I’ve applied for two jobs.  I was paranoid that I wouldn’t get  an interview.  I now have two interviews early next week, one of which involves giving a presentation – eek.  I’ve never had to do that before and the mere thought is nerve-wracking.  Luckily it’s only 5 minutes but still – preparation…

There goes plans for a relaxing weekend.

My latest bout of depression appears to have included an element of paranoia – not just about not getting interviews (thinking that if I didn’t I’ll never get another job and will be stuck here forever), but also with regard to friends.  When I get no response from them I begin to think they hate me or I’ve offended them or something…  It’s illogical, I know, but it was definitely there – still is to an extent.  I begin to think that I have no friends at all, that they don’t want to see me, that I’m out of sight, out of mind and forgotten.

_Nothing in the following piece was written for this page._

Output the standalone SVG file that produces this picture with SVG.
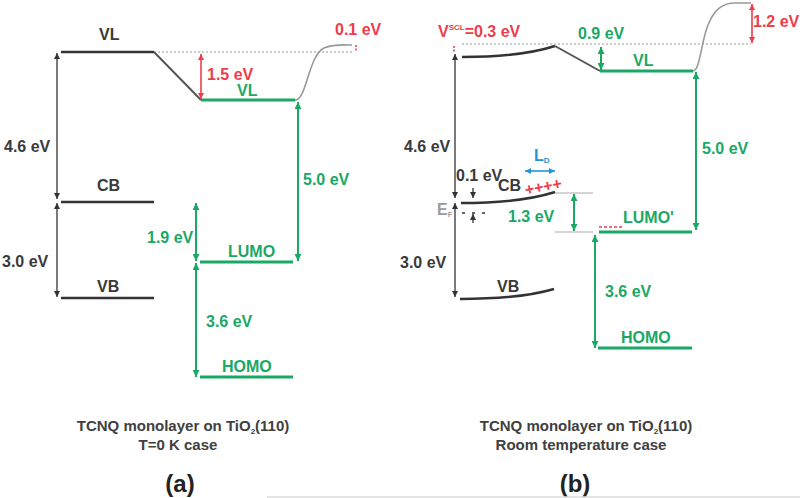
<svg xmlns="http://www.w3.org/2000/svg" width="800" height="498" viewBox="0 0 800 498">
<style>
text{font-family:"Liberation Sans",Arial,sans-serif;font-weight:bold;font-size:16px}
.k{fill:#3a3a3a}.g{fill:#1aa865}.r{fill:#ee3d4c}.b{fill:#2196d6}.gy{fill:#9a9a9a}
.lk{stroke:#333;stroke-width:2.5;fill:none}
.lg{stroke:#1aa865;stroke-width:3;fill:none}
.sl{stroke:#555;stroke-width:2;fill:none}
.dot{stroke:#999;stroke-width:1.2;stroke-dasharray:2 2;fill:none}
.thin{stroke:#aaa;stroke-width:1.2;fill:none}
.curve{stroke:#999;stroke-width:1.6;fill:none}
.ak{stroke:#333;stroke-width:1.3;marker-start:url(#mk);marker-end:url(#mk)}
.ag{stroke:#1aa865;stroke-width:2;marker-start:url(#mg);marker-end:url(#mg)}
.ar{stroke:#ee3d4c;stroke-width:1.6;marker-start:url(#mr);marker-end:url(#mr)}
.ab{stroke:#2196d6;stroke-width:1.6;marker-start:url(#mb);marker-end:url(#mb)}
.rd{stroke:#ee3d4c;stroke-width:1.6;stroke-dasharray:2 1.5;fill:none}
.cap{font-size:15px;fill:#404040;text-anchor:middle}
.lab{font-size:24px;fill:#222;text-anchor:middle}
</style>
<defs>
<marker id="mk" viewBox="0 0 10 10" refX="10" refY="5" markerWidth="6" markerHeight="6" markerUnits="userSpaceOnUse" orient="auto-start-reverse"><path d="M0,0 L10,5 L0,10 z" fill="#333"/></marker>
<marker id="mg" viewBox="0 0 10 10" refX="10" refY="5" markerWidth="7" markerHeight="7" markerUnits="userSpaceOnUse" orient="auto-start-reverse"><path d="M0,0 L10,5 L0,10 z" fill="#1aa865"/></marker>
<marker id="mr" viewBox="0 0 10 10" refX="10" refY="5" markerWidth="6" markerHeight="6" markerUnits="userSpaceOnUse" orient="auto-start-reverse"><path d="M0,0 L10,5 L0,10 z" fill="#ee3d4c"/></marker>
<marker id="mb" viewBox="0 0 10 10" refX="10" refY="5" markerWidth="6" markerHeight="6" markerUnits="userSpaceOnUse" orient="auto-start-reverse"><path d="M0,0 L10,5 L0,10 z" fill="#2196d6"/></marker>
</defs>
<rect width="800" height="498" fill="#fff"/>

<!-- Panel (a) -->
<g id="a-vl-tio2"><path class="lk" d="M61,52 H154"/><text class="k" x="99" y="40">VL</text></g>
<g id="a-vl-ref"><path class="dot" d="M154,52 H352"/></g>
<g id="a-vl-slope"><path class="sl" d="M154,52 L201,100"/></g>
<g id="a-vl-tcnq"><path class="lg" d="M201,100 H295"/><text class="g" x="237" y="96">VL</text></g>
<g id="a-vl-rise"><path class="curve" d="M295,100 C307,100 308,56 324,48 C334,44 344,45 352,45"/><path class="rd" d="M356,45 V52"/><text class="r" x="335" y="35">0.1 eV</text></g>
<g id="a-cb"><path class="lk" d="M61,202 H154"/><text class="k" x="97" y="191">CB</text></g>
<g id="a-vb"><path class="lk" d="M61,298 H154"/><text class="k" x="97" y="292">VB</text></g>
<g id="a-lumo"><path class="lg" d="M200,262 H293"/><text class="g" x="228" y="257">LUMO</text></g>
<g id="a-homo"><path class="lg" d="M200,377 H293"/><text class="g" x="222" y="372">HOMO</text></g>
<g id="a-labels">
<text class="r" x="207" y="80">1.5 eV</text>
<text class="k" x="4" y="152">4.6 eV</text>
<text class="k" x="2" y="267">3.0 eV</text>
<text class="g" x="147" y="243">1.9 eV</text>
<text class="g" x="303" y="185">5.0 eV</text>
<text class="g" x="206" y="327">3.6 eV</text>
</g>
<g id="a-caption">
<text class="cap" x="183" y="431">TCNQ monolayer on TiO<tspan font-size="8" dy="3">2</tspan><tspan dy="-3">(110)</tspan></text>
<text class="cap" x="178" y="450">T=0 K case</text>
<text class="lab" x="180" y="492">(a)</text>
</g>

<!-- Panel (b) -->
<g id="b-vl-tio2"><path class="lk" d="M462,57 C500,57 530,54 555,46"/><path class="rd" d="M454,46 V53"/><text class="r" x="438" y="37">V<tspan font-size="8" dy="-7">SCL</tspan><tspan dy="7">=0.3 eV</tspan></text></g>
<g id="b-vl-ref"><path class="dot" d="M462,44 H751"/></g>
<g id="b-vl-slope"><path class="sl" d="M555,46 L600,71"/></g>
<g id="b-vl-tcnq"><path class="lg" d="M600,71 H693"/><text class="g" x="633" y="66">VL</text></g>
<g id="b-vl-rise"><path class="curve" d="M693,71 C700,71 701,42 708,25 C714,10 722,3 735,3 H751"/><text class="r" x="753" y="27">1.2 eV</text></g>
<g id="b-cb"><path class="lk" d="M461,203 C500,203 530,200 555,192"/><text class="k" x="498" y="191">CB</text><text class="k" x="456" y="181" font-size="13" font-weight="normal">0.1 eV</text><text class="r" x="526" y="195.5" font-size="12.5" transform="rotate(-11 526 195.5)">++++</text></g>
<g id="b-ef"><path d="M462,213 H490" stroke="#333" stroke-width="1.3" stroke-dasharray="3 7"/><text class="gy" x="437" y="215" font-size="13" font-weight="normal">E<tspan font-size="7" dy="2">F</tspan></text></g>
<g id="b-ld"><text class="b" x="534" y="161">L<tspan font-size="8" dy="2">D</tspan></text></g>
<g id="b-cb-ext"><path class="thin" d="M555,193 H593"/></g>
<g id="b-lumo-ext"><path class="thin" d="M555,232 H593"/></g>
<g id="b-lumo"><path class="lg" d="M599,232 H692"/><path d="M599,227 H623" stroke="#ee3d4c" stroke-width="1.3" stroke-dasharray="3 2"/><text class="g" x="623" y="223">LUMO'</text></g>
<g id="b-homo"><path class="lg" d="M598,348 H692"/><text class="g" x="621" y="343">HOMO</text></g>
<g id="b-vb"><path class="lk" d="M460,299 C500,299 530,296 554,289"/><text class="k" x="497" y="292">VB</text></g>
<g id="b-labels">
<text class="g" x="578" y="39">0.9 eV</text>
<text class="k" x="404" y="152">4.6 eV</text>
<text class="k" x="400" y="268">3.0 eV</text>
<text class="g" x="508" y="222">1.3 eV</text>
<text class="g" x="702" y="154">5.0 eV</text>
<text class="g" x="605" y="297">3.6 eV</text>
</g>
<g id="b-caption">
<text class="cap" x="586" y="431">TCNQ monolayer on TiO<tspan font-size="8" dy="3">2</tspan><tspan dy="-3">(110)</tspan></text>
<text class="cap" x="581" y="450">Room temperature case</text>
<text class="lab" x="575" y="492">(b)</text>
</g>

<g id="connectors">
<line class="ar" x1="201" y1="54" x2="201" y2="99"/>
<line class="ak" x1="57" y1="53" x2="57" y2="199"/>
<line class="ak" x1="57" y1="203" x2="57" y2="297"/>
<line class="ag" x1="196" y1="203" x2="196" y2="261"/>
<line class="ag" x1="196" y1="263" x2="196" y2="377"/>
<line class="ag" x1="298" y1="102" x2="298" y2="261"/>
<line class="ag" x1="601" y1="47" x2="601" y2="70"/>
<line class="ar" x1="752" y1="4" x2="752" y2="43"/>
<line class="ak" x1="455" y1="54" x2="455" y2="198"/>
<line class="ak" x1="455" y1="203" x2="455" y2="297"/>
<line class="ak" x1="473" y1="188" x2="473" y2="198" style="marker-start:none"/>
<line class="ak" x1="473" y1="223" x2="473" y2="214" style="marker-start:none"/>
<line class="ab" x1="525" y1="171" x2="555" y2="171"/>
<line class="ag" x1="574" y1="194" x2="574" y2="231"/>
<line class="ag" x1="696" y1="72" x2="696" y2="230"/>
<line class="ag" x1="595" y1="235" x2="595" y2="348"/>
</g>
<path d="M267,497 H800" stroke="#ddd" stroke-width="1.5"/>
</svg>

I blame the isolation of this job – few people to talk to, working with a small staff in the ‘wops’ away from the bustle of town and campus life elsewhere.  I get rather lonely.  I come to work, I go home, seeing only staff.  My only contact with friends is through email and facebook and if there is silence there, particularly when I’ve asked a question or made a comment, then I think they don’t care enough, don’t like me, want nothing to do with me. 

At one stage my paranoia even had me thinking I was too ugly to be seen.  I’d seen recent photos of myself and felt repelled.

Self loathing and low self-esteem are responsible.  I have struggled with them my whole life.